Теперь они стали больше, чем друзья. Дэймон обращался с обеими, как с собственными дочерьми и даже, приглашая к столу, кричал:
– Дети, к столу…
Девушки и в самом деле чувствовали, что их связывает нечто вроде кровного родства. Они словно обрели друг друга, стали сестрами и как все сестры, никогда не поверяли друг другу самые важные секреты, но проводили долгие молчаливые часы в компании друг друга – и слова были им не так уж необходимы.
Энни никогда не говорила с Марго об Эрике Шейне, хотя чувствовала, что та знает, кто стал источником всех несчастий подруги. По невысказанному согласию Марго тоже никогда не упоминала о трагедии, произошедшей в те далекие беззаботные дни в Айове, хотя Энни подозревала, что сердце Марго изранено так же, как ее собственное, и это еще больше скрепляло родство их душ.

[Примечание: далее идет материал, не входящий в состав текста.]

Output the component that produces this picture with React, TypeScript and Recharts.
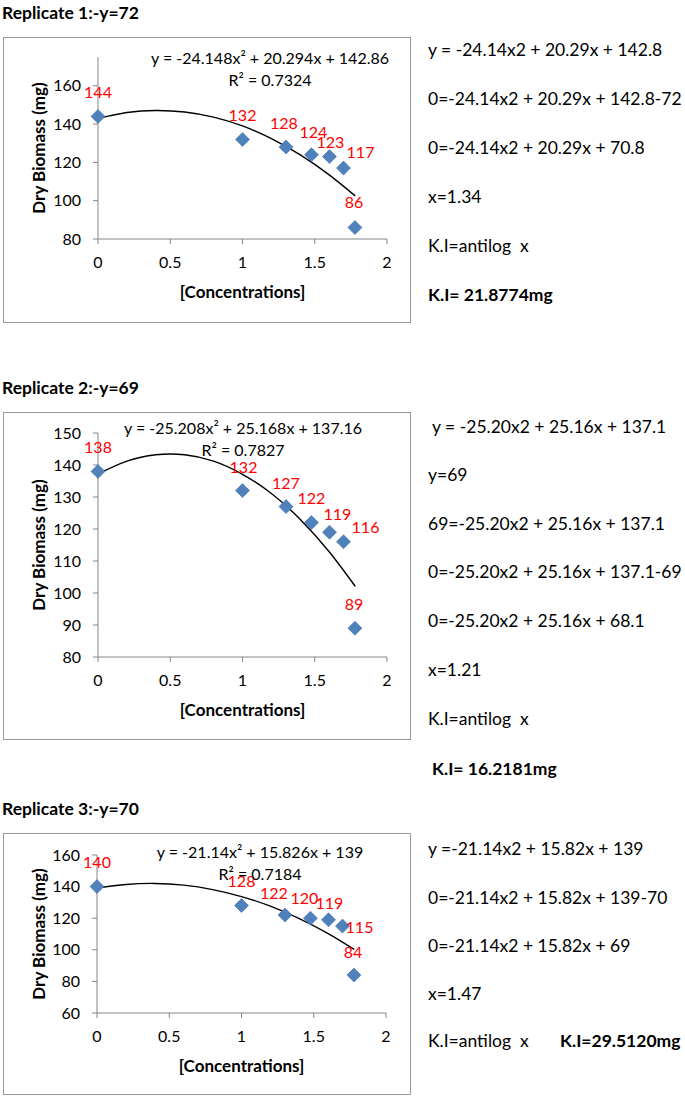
import { ComposedChart, Scatter, Line, XAxis, YAxis } from 'recharts'

// log10 of the concentrations on the x axis
const conc = [0, 1, 1.301, 1.477, 1.602, 1.699, 1.778]
const rep1 = [144, 132, 128, 124, 123, 117, 86]
const rep2 = [138, 132, 127, 122, 119, 116, 89]
const rep3 = [140, 128, 122, 120, 119, 115, 84]

// polynomial trendline
const trendX = [0, 0.2, 0.4, 0.6, 0.8, 1, 1.2, 1.4, 1.6, 1.78]
const trend1 = [142.9, 146.0, 147.1, 146.3, 143.6, 139.0, 132.4, 123.9, 113.5, 102.5]
const trend2 = [137.2, 141.2, 143.2, 143.2, 141.2, 137.1, 131.1, 123.0, 112.9, 102.1]
const trend3 = [139.0, 141.3, 142.0, 140.9, 138.1, 133.7, 127.6, 119.7, 110.2, 100.2]

const xTicks = [0, 0.5, 1, 1.5, 2]
const yTicks1 = [80, 100, 120, 140, 160]
const yTicks2 = [80, 90, 100, 110, 120, 130, 140, 150]
const yTicks3 = [60, 80, 100, 120, 140, 160]

const eq1 = ['y = -24.148x² + 20.294x + 142.86', 'R² = 0.7324']
const eq2 = ['y = -25.208x² + 25.168x + 137.16', 'R² = 0.7827']
const eq3 = ['y = -21.14x² + 15.826x + 139', 'R² = 0.7184']

const notes1 = [
  'y = -24.14x2 + 20.29x + 142.8',
  '0=-24.14x2 + 20.29x + 142.8-72',
  '0=-24.14x2 + 20.29x + 70.8',
  'x=1.34',
  'K.I=antilog  x',
]
const notes2 = [
  ' y = -25.20x2 + 25.16x + 137.1',
  'y=69',
  '69=-25.20x2 + 25.16x + 137.1',
  '0=-25.20x2 + 25.16x + 137.1-69',
  '0=-25.20x2 + 25.16x + 68.1',
  'x=1.21',
  'K.I=antilog  x',
]
const notes3 = [
  'y =-21.14x2 + 15.82x + 139',
  '0=-21.14x2 + 15.82x + 139-70',
  '0=-21.14x2 + 15.82x + 69',
  'x=1.47',
  'K.I=antilog  x',
]

const FONT = 'Lato, "Open Sans", sans-serif'
const AXIS = '#868686'

// nudges for the red value labels (dx, dy from the marker)
const shift1 = [[0, -25], [0, -25], [-2, -25], [2, -23], [1, -15], [17, -17], [-1, -26]]
const shift2 = [[0, -25], [1, -24], [0, -24], [0, -25], [8, -19], [22, -15], [-1, -25]]
const shift3 = [[0, -25], [0, -25], [-11, -23], [-6, -21], [1, -17], [17, 0], [-1, -24]]

const Diamond = (p: any) => {
  const { cx, cy } = p
  if (cx == null || cy == null) return null
  const r = 7
  return (
    <polygon
      points={`${cx},${cy - r} ${cx + r},${cy} ${cx},${cy + r} ${cx - r},${cy}`}
      fill="#4F81BD"
      stroke="#3E6DA6"
      strokeWidth={0.6}
    />
  )
}

function Panel(props: {
  values: number[]
  trend: number[]
  yTicks: number[]
  yDomain: [number, number]
  shifts: number[][]
  eq: string[]
  eqX: number
  eqY: number
  title: string
  titleY: number
  box: { left: number; top: number; w: number; h: number }
  plot: { x0: number; x1: number; y0: number; y1: number }
}) {
  const { box, plot } = props
  const pts = conc.map((x, i) => ({ x, y: props.values[i], i }))
  const line = trendX.map((x, i) => ({ x, y: props.trend[i] }))
  const xMid = (plot.x0 + plot.x1) / 2
  const yMid = (plot.y0 + plot.y1) / 2

  const ValueLabel = (p: any) => {
    const { cx, cy, payload } = p
    if (cx == null) return null
    const [dx, dy] = props.shifts[payload.i]
    return (
      <text x={cx + dx} y={cy + dy} textAnchor="middle" dominantBaseline="central"
        fill="#FF0000" fontSize={16} fontFamily={FONT}>
        {payload.y}
      </text>
    )
  }

  return (
    <>
      <div style={{ position: 'absolute', left: 2, top: props.titleY, transform: 'translateY(-50%)',
        fontWeight: 700, fontSize: 17.5, whiteSpace: 'nowrap' }}>
        {props.title}
      </div>
      <div style={{ position: 'absolute', left: box.left, top: box.top, width: box.w, height: box.h,
        border: '1px solid #9a9a9a', boxSizing: 'border-box' }} />
      <div style={{ position: 'absolute', left: box.left, top: box.top }}>
        <ComposedChart
          width={box.w}
          height={box.h}
          margin={{ top: plot.y0 - box.top, right: box.left + box.w - plot.x1, left: 0, bottom: 0 }}
        >
          <XAxis dataKey="x" type="number" domain={[0, 2]} ticks={xTicks}
            height={box.top + box.h - plot.y1} stroke={AXIS} tickSize={5} tickMargin={13}
            tick={{ fill: '#000', fontSize: 16, fontFamily: FONT }} />
          <YAxis dataKey="y" type="number" domain={props.yDomain} ticks={props.yTicks}
            width={plot.x0 - box.left} stroke={AXIS} tickSize={5} tickMargin={12}
            tick={{ fill: '#000', fontSize: 16, fontFamily: FONT }} />
          <Scatter data={pts} shape={Diamond} isAnimationActive={false} />
          <Line data={line} dataKey="y" type="natural" stroke="#000" strokeWidth={1.4}
            dot={false} activeDot={false} isAnimationActive={false} />
          <Scatter data={pts} shape={ValueLabel} isAnimationActive={false} />
        </ComposedChart>
      </div>
      <div style={{ position: 'absolute', left: 38, top: yMid, transform: 'translate(-50%, -50%) rotate(-90deg)',
        fontWeight: 700, fontSize: 17, whiteSpace: 'nowrap' }}>
        Dry Biomass (mg)
      </div>
      <div style={{ position: 'absolute', left: xMid, top: plot.y1 + 52, transform: 'translate(-50%, -50%)',
        fontWeight: 700, fontSize: 17, whiteSpace: 'nowrap' }}>
        [Concentrations]
      </div>
      {props.eq.map((t, k) => (
        <div key={k} style={{ position: 'absolute', left: props.eqX, top: props.eqY + k * 22,
          transform: 'translate(-50%, -50%)', fontSize: 16, whiteSpace: 'nowrap' }}>
          {t}
        </div>
      ))}
    </>
  )
}

function Notes({ lines, ys, x }: { lines: string[]; ys: number[]; x: number }) {
  return (
    <>
      {lines.map((t, k) => (
        <div key={k} style={{ position: 'absolute', left: x, top: ys[k], transform: 'translateY(-50%)',
          fontSize: 17.5, whiteSpace: 'pre', lineHeight: 1.2 }}>
          {t}
        </div>
      ))}
    </>
  )
}

export default function App() {
  return (
    <div style={{ position: 'absolute', left: 0, top: 0, width: 685, height: 1097, background: '#fff',
      fontFamily: FONT, color: '#000' }}>
      <Panel values={rep1} trend={trend1} yTicks={yTicks1} yDomain={[80, 175]} shifts={shift1}
        eq={eq1} eqX={270} eqY={57} title="Replicate 1:-y=72" titleY={12}
        box={{ left: 3, top: 37, w: 408, h: 286 }} plot={{ x0: 98, x1: 387, y0: 57, y1: 239 }} />
      <Panel values={rep2} trend={trend2} yTicks={yTicks2} yDomain={[80, 150]} shifts={shift2}
        eq={eq2} eqX={243} eqY={427} title="Replicate 2:-y=69" titleY={387}
        box={{ left: 3, top: 412, w: 408, h: 328 }} plot={{ x0: 98, x1: 387, y0: 433, y1: 657 }} />
      <Panel values={rep3} trend={trend3} yTicks={yTicks3} yDomain={[60, 160]} shifts={shift3}
        eq={eq3} eqX={260} eqY={851} title="Replicate 3:-y=70" titleY={808}
        box={{ left: 3, top: 833, w: 408, h: 262 }} plot={{ x0: 97, x1: 386, y0: 855, y1: 1013 }} />

      <Notes lines={notes1} ys={[49, 98, 147, 196, 245]} x={428} />
      <div style={{ position: 'absolute', left: 428, top: 294, transform: 'translateY(-50%)',
        fontSize: 17.5, fontWeight: 700, whiteSpace: 'nowrap' }}>K.I= 21.8774mg</div>

      <Notes lines={notes2} ys={[426, 474, 523, 571, 620, 669, 718]} x={428} />
      <div style={{ position: 'absolute', left: 432, top: 768, transform: 'translateY(-50%)',
        fontSize: 17.5, fontWeight: 700, whiteSpace: 'nowrap' }}>K.I= 16.2181mg</div>

      <Notes lines={notes3} ys={[848, 897, 945, 993, 1040]} x={428} />
      <div style={{ position: 'absolute', left: 560, top: 1040, transform: 'translateY(-50%)',
        fontSize: 17.5, fontWeight: 700, whiteSpace: 'nowrap' }}>K.I=29.5120mg</div>
    </div>
  )
}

Для обеих стало вполне естественным называть друг друга «сестрами», а Дэймона – «папкой» или «папочкой». Это обращение вычитано Марго, кажется, у Лоуренса.
За эти семь коротких недель они стали маленькой семьей, почти такой же реальной для Энни, как дружное трио в Ричлэнде – она сама, Гарри Хэвиленд и мисс Дайон.
Дэймон поистине был им как отец – с его шутками, поддразниванием, приступами раздражительности, бессонницей и даже загулами, после которых Марго и Энни, злясь и трагически вздыхая, укладывали его в постель, совсем как доброжелательные и рассерженные дочери.
По утрам мучимый похмельем притихший Дэймон, виновато, но с некоторой долей озорства поглядывая на подруг, просил у. них прощения. Девушки весело хохотали, обнимая и ругая его одновременно: долго сердиться они не могли.
Но жизнь маленькой семьи была не столь уж безоблачной – последнее время Дэймон находился в состоянии постоянной ярости – запои и приступы раздражительности случались все чаще. «Интернешнл Пикчерз» по каким-то непонятным причинам задерживала финансирование картины. До сих пор не предоставила съемочную студию, откладывала совещание с недели на неделю, отделываясь туманными обещаниями и неубедительными предлогами вроде инфляции, неприятностей с профсоюзом, неудачными инвестициями в нефтяные компании, которым Дэймон не верил ни на минуту.